Replacing A Failed Hard Drive In A Software RAID1 Array
Before we start, in this case, the Faulty Hardisk are /dev/sdb
–> Pre Steps before starting <--
Determine the extent of the problem, execute a long selftest:
[root@hal ~]#> smartctl -t long /dev/sdb
Collect what is the Serial Number of broken HDD/ view test results:
[root@hal ~]#> smartctl -a /dev/sdb
Check if grub is install on the disk:
[root@hal ~]#> file -s /dev/sdb
Check health and status of RAID arrays
[root@hal ~]#> cat /proc/mdstat
df reports file system disk usage. It also works with RAID devices and can tell us how much free space we have left on our partitions.
[root@hal ~]#> df -lh | grep md
display status of currently used swap areas
[root@hal ~]#> swapon -s
———————————————————————–
How Do I Tell If A Hard Disk Has Failed?
If a disk has failed, you will probably find a lot of error messages in the log files, e.g. /var/log/messages or /var/log/syslog
———————————————————————–
–> Removing the HDD <--
STEP 1: Check the raid status before start
[root@hal ~]#> cat /proc/mdstat
STEP 2: mark Failed the disk (If already fail move to next steps)

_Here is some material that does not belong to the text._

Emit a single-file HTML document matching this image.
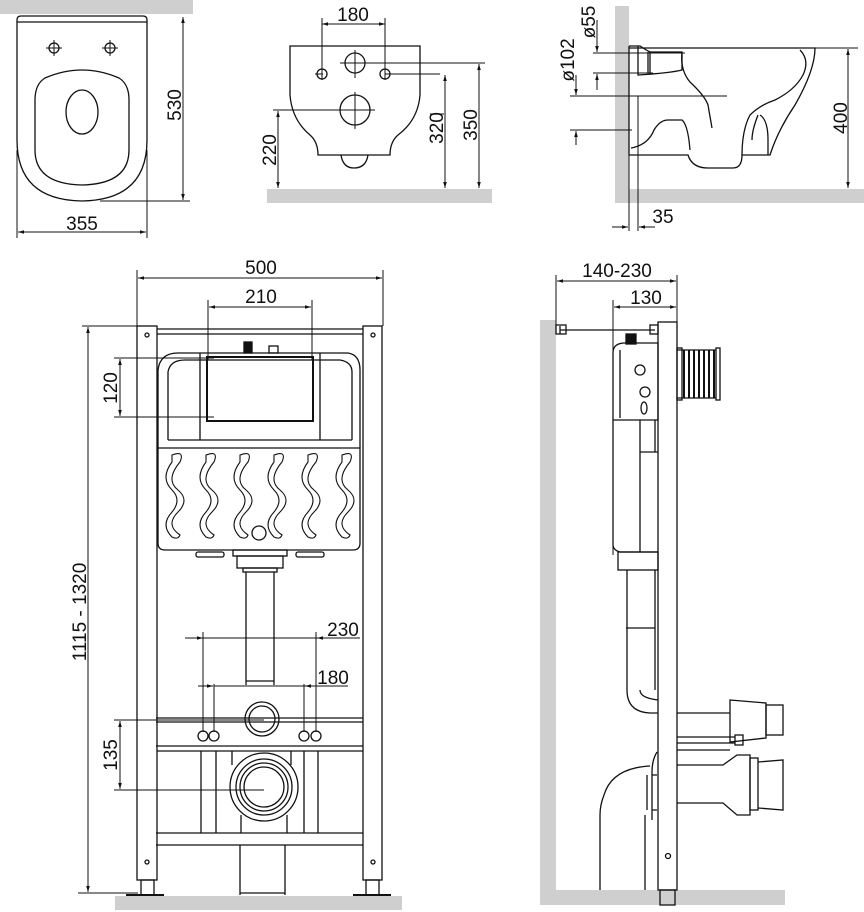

[root@hal ~]#> mdadm --manage /dev/md0 --fail /dev/sdb1
STEP 3: Then we remove /dev/sdb1 from /dev/md0:
[root@hal ~]#> mdadm --manage /dev/md0 --remove /dev/sdb1
**Repeat steps two steps above until all partition has been remove**
STEP 4: Turn off swap before remove the broken HDD
[root@hal ~]#> swapoff
STEP 5: Then power down the system, and replace the old /dev/sdb hard drive with a new one (it must have at least the same size as the old one – if it’s only a few MB smaller than the old one then rebuilding the
arrays will fail).
[root@hal ~]#> shutdown -h now
–> Add the HDD <--
STEP 6: create the exact same partitioning as on /dev/sda. We can do this with one simple command:
[root@hal ~]#> sfdisk -d /dev/sda | sfdisk /dev/sdb
STEP 7: check if both hard drives have the same partitioning now
[root@hal ~]#> fdisk -l
STEP 8: Enable back the swap page
[root@hal ~]#> swapon
STEP 9: Next we add /dev/sdb1 to /dev/md0 and /dev/sdb2 to /dev/md1:
[root@hal ~]#> mdadm --manage /dev/md0 --add /dev/sdb1
**Repeat steps above until all partition has been added**
STEP 10: Run this command to see synchronization:
[root@hal ~]#> cat /proc/mdstat
——————————————————————-
STEP 11: Check boot-loader
The new disk is bootable, but GRUB is not yet installed:
[root@hal ~]# file -s /dev/sda
/dev/sda: x86 boot sector; partition 1: ID=0xfd, active, starthead 1,
startsector 63, 256977 sectors;partition 2: ID=0xfd, starthead 0,
startsector 257040, 976511025 sectors, code offset 0x48
[root@hal ~]# file -s /dev/sdb
/dev/sdb: x86 boot sector; partition 1: ID=0xfd, active, starthead 1,
startsector 63, 256977 sectors;partition 2: ID=0xfd, starthead 0,
startsector 257040, 1953263025 sectors
Install GRUB on the new disk, /dev/sdb (GRUB uses different names for your disks, /dev/sda => hd0, /dev/sdb => hd1 etc.):
[root@hal ~]# grub
<...snip...>
grub> root (hd1,0)
root (hd1,0)
Filesystem type is ext2fs, partition type 0xfd
grub> setup (hd1)
setup (hd1)
Checking if "/boot/grub/stage1" exists... no
Checking if "/grub/stage1" exists... yes
Checking if "/grub/stage2" exists... yes
Checking if "/grub/e2fs_stage1_5" exists... yes
Running "embed /grub/e2fs_stage1_5 (hd1)"... 15 sectors are
embedded.
succeeded
Running "install /grub/stage1 (hd1) (hd1)1+15 p (hd1,0)/grub/stage2
/grub/grub.conf"... succeeded
Done.
grub> quit
quit
***Another Method in Installing GRUB***
[root@hal ~]# grub-install /dev/sdb
Verify the result:
[root@hal ~]# file -s /dev/sdb
/dev/sdb: x86 boot sector; partition 1: ID=0xfd, active, starthead 1,
startsector 63, 256977 sectors;partition 2: ID=0xfd, starthead 0,
startsector 257040, 1953263025 sectors, code offset 0x48